The Palestinian Authority: The Next Arab Failed State?

The Palestinian Authority: The Next Arab Failed State?

Despite unprecedented international support, the PA is unraveling.

After twenty years of support, with combined agencies providing the highest per capita funding ever given to a state or population, the Palestinian Authority (PA) has failed to construct the infrastructure required to establish a functional, sustainable quasi-state. Beyond the longstanding exogenous concerns of Hamas seizing the Gaza Strip in 2007, and Israel’s actions in Area C and in the policy arena (which certainly bear some burden of responsibility), we explore the future potential of this ongoing failure, following Michael Eisenstadt’s observation about the “four Fs”— fawda (chaos), fitna (extreme, violent internal strife), falatan (lawlessness) and fassad (corruption). It is vital to consider the role of a failing state in the context of a region struck by upheaval and harmed by a rise in the number of failing states, especially considering the risk of weak states generating yet more no-man’s-land in the regional and global struggles between Shia and Sunni Islam, or perhaps even between moderate Sunnis and Salafi-jihadist Sunnis.

After its 1994 formation in the Oslo Accords as a semi-state entity, the PA has seen two decades of turbulence. In 2016, 95 percent of West Bank residents are living under PA control in Areas A, B and B+; one hundred thousand Palestinians live under Israeli control in Area C. From the Palestinian perspective, after its foundation the PA certainly represented the foundation of a future Palestinian state. Hamas’s 2007 seizure of the Gaza Strip resulted in a divide with the West Bank, precipitating a severe political crisis. The shifting reality demonstrates the emergence of not only two separate political, geographical and cultural entities, but of rival elements, given Hamas’s opposition to a PA presence in Gaza and its efforts to undermine the PA in the West Bank. Despite this, it is clear that by the time of the Hamas takeover, the PA had failed in some of the most basic state functions.

Khalil Shikaki’s 2014 report, summarizing comprehensive work by experts who examined the PA’s situation and the implications of its collapse , presents a fairly abysmal picture. The report stressed that although most Palestinians view the PA as a national achievement, many doubt it is actually fulfilling its two main objectives: a means of gaining Palestinian independence, and the construction of state institutions. In addition, the report indicates growing concern about the PA’s ability to survive, sustain legitimacy, provide services to Palestinian citizens and cope with crises. Some within the international community are warning of another Syria, Libya or Yemen emerging in the Middle East. Shikaki’s report warns of the immediate results of a failing Palestinian state, including a total collapse of law and order. This would be followed by the collapse of the private sector, water and electricity infrastructure, courts, and the healthcare and school systems, which would lead to a dramatic increase in poverty and crime rates, and further descent into falatan and fitna.

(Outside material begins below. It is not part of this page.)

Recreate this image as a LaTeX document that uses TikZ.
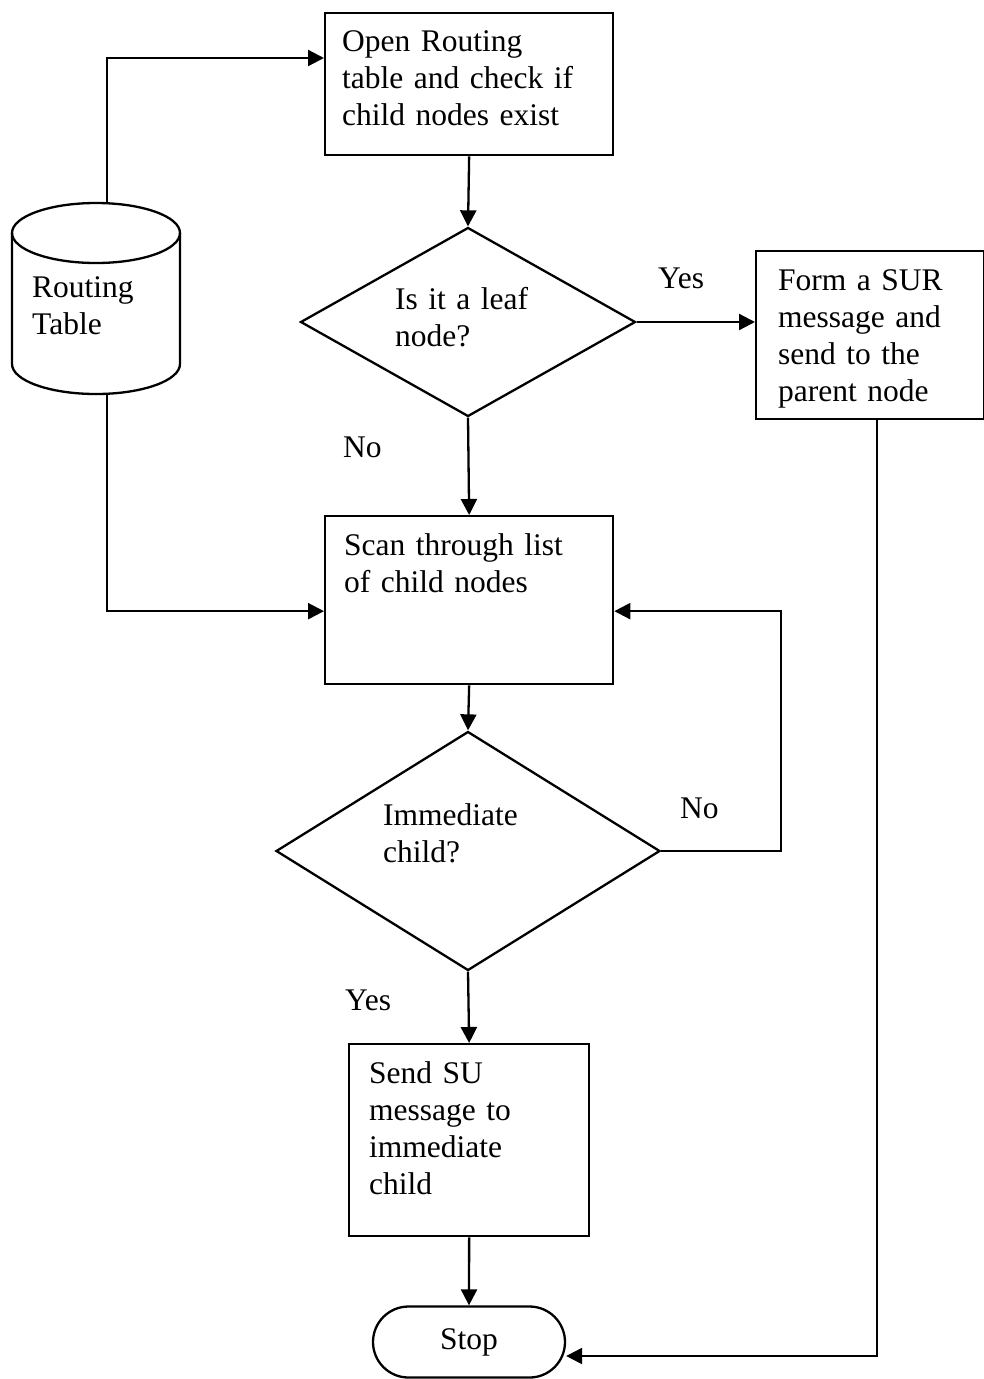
\documentclass[tikz,border=0pt]{standalone}
\usepackage{fontspec}
\setmainfont{Liberation Serif}
\usetikzlibrary{shapes.geometric,shapes.misc,arrows.meta,calc}
\begin{document}
\begin{tikzpicture}[x=1pt,y=-1pt,
  every node/.style={font=\fontsize{31.5}{37}\selectfont},
  box/.style={draw,line width=2.3pt,rectangle,inner sep=0pt,anchor=north west},
  dia/.style={draw,line width=2.3pt,diamond,inner sep=0pt},
  txt/.style={anchor=base west,inner sep=0pt,text width=280pt,align=left},
  lbl/.style={anchor=base west,inner sep=0pt},
  line/.style={line width=2.3pt},
  arr/.style={line width=2.3pt,-{Triangle[length=16pt,width=16pt]}}]
\useasboundingbox (0,0) rectangle (984,1379);

% cylinder
\draw[line] (96,233) ellipse [x radius=84pt, y radius=30pt];
\draw[line] (12,233) -- (12,364) arc[start angle=180,end angle=360,x radius=84pt,y radius=30pt] -- (180,233);
\coordinate (cyltop) at (107,203);
\coordinate (cylbot) at (107,394);
\node[txt] (rt) at (32,297) {Routing\\Table};

% boxes
\node[box,minimum width=288pt,minimum height=142pt] (b1) at (324,12) {};
\node[txt] (t1) at (342,51) {Open Routing\\table and check if\\child nodes exist};

\node[dia,minimum width=335pt,minimum height=189pt] (d1) at (468,322) {};
\node[txt] (t2) at (395,309) {Is it a leaf\\node?};

\node[box,minimum width=228pt,minimum height=168pt] (b2) at (755,250) {};
\node[txt] (t3) at (778,290) {Form a SUR\\message and\\send to the\\parent node};

\node[box,minimum width=288pt,minimum height=168pt] (b3) at (324,515) {};
\node[txt] (t4) at (344,555) {Scan through list\\of child nodes};

\node[dia,minimum width=384pt,minimum height=239pt] (d2) at (468,851) {};
\node[txt] (t5) at (383,825) {Immediate\\child?};

\node[box,minimum width=240pt,minimum height=192pt] (b4) at (348,1043) {};
\node[txt] (t6) at (369,1083) {Send SU\\message to\\immediate\\child};

\node[draw,line width=2.3pt,rounded rectangle,minimum width=192pt,minimum height=71pt,inner sep=0pt] (stop) at (469,1342) {Stop};

% labels
\node[lbl] (yes1) at (658,288) {Yes};
\node[lbl] (no1) at (343,457) {No};
\node[lbl] (no2) at (680,818) {No};
\node[lbl] (yes2) at (345,1010) {Yes};

% connectors
\draw[arr] (cyltop) |- ($(b1.north west)+(0,46)$);
\draw[arr] (cylbot) |- ($(b3.west)+(0,11)$);
\draw[arr] (b1.south) -- (d1.north);
\draw[arr] (d1.east) -- (b2.west |- d1.east);
\draw[arr] (d1.south) -- (b3.north);
\draw[arr] (b3.south) -- (d2.north);
\draw[arr] (d2.east) -- ++(120,0) |- ($(b3.east)+(0,11)$);
\draw[arr] (d2.south) -- (b4.north);
\draw[arr] (b4.south) -- (stop.north);
\draw[arr] ($(b2.south west)+(122,0)$) |- ($(stop.east)+(0,14)$);
\end{tikzpicture}
\end{document}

The PA’s failure to develop as an independent, functional and stable entity is most clearly demonstrated through the deep rooted deficiencies within its institutions. The notoriously undeveloped economy, admittedly affected by its lack of open access to the arable land and water supplies of Area C, are reliant on the international community, through donations but also through its reliance on Israel for the collection of tax receipts within PA territory (due to Paris Protocol). For a state to rely on an exogenous tax collector presents a clear inability to provide basic social and infrastructure services, something that continues despite the $4 billion received since 1994 for development, as 75 percent of this went toward salaries. Governmental corruption, characterized by blatant nepotism, has existed in the PA since its establishment. Even if it tapered off to some extent, its scope is still negatively affecting economic development. In a 2013 report by Middle East Monitor, it was found that $2 billion from the total amount of aid transferred to the West Bank and Gaza Strip has disappeared without a trace. Governmental corruption in the PA is a feature, as senior PA officials turned the PA into a source of income for themselves and their cronies. The culture of chaos and corruption, or fawda and fassad, has become normalized.

The failing-state phenomenon is not about to disappear from the international arena, says David Reilly, and clashes between functional, well-off nations and failing states are inevitable. Organizations exporting violence and terrorism to well-off, functional nations to generate instability operate in and from failing states even when they lack common borders. Globalization, technology and access to state weapons arsenals, including WMDs, allow those organizations to use international terrorism to sow chaos with relative ease and at low cost. Therefore, as Reilly quoted from President Bush’s 2002 National Security Strategy, “weak states, like Afghanistan, can pose as great a danger to our national interests as strong states.” This insight is equally valid for Syria and Iraq, where the Islamic State has become both a regional and international threat, as well as the Gaza Strip controlled by Hamas, from where terrorism is exported to the Sinai Peninsula, Israel and the West Bank. While the Palestinian security apparatus in the West Bank has developed and improved, it is still incapable of enforcing governing authority throughout PA territory. Although some Palestinian refugee camps serve as organizational bases for Hamas and other armed groups, Palestinian security services are afraid of taking action there, and thus avoid operating in them with any regularity or resolve.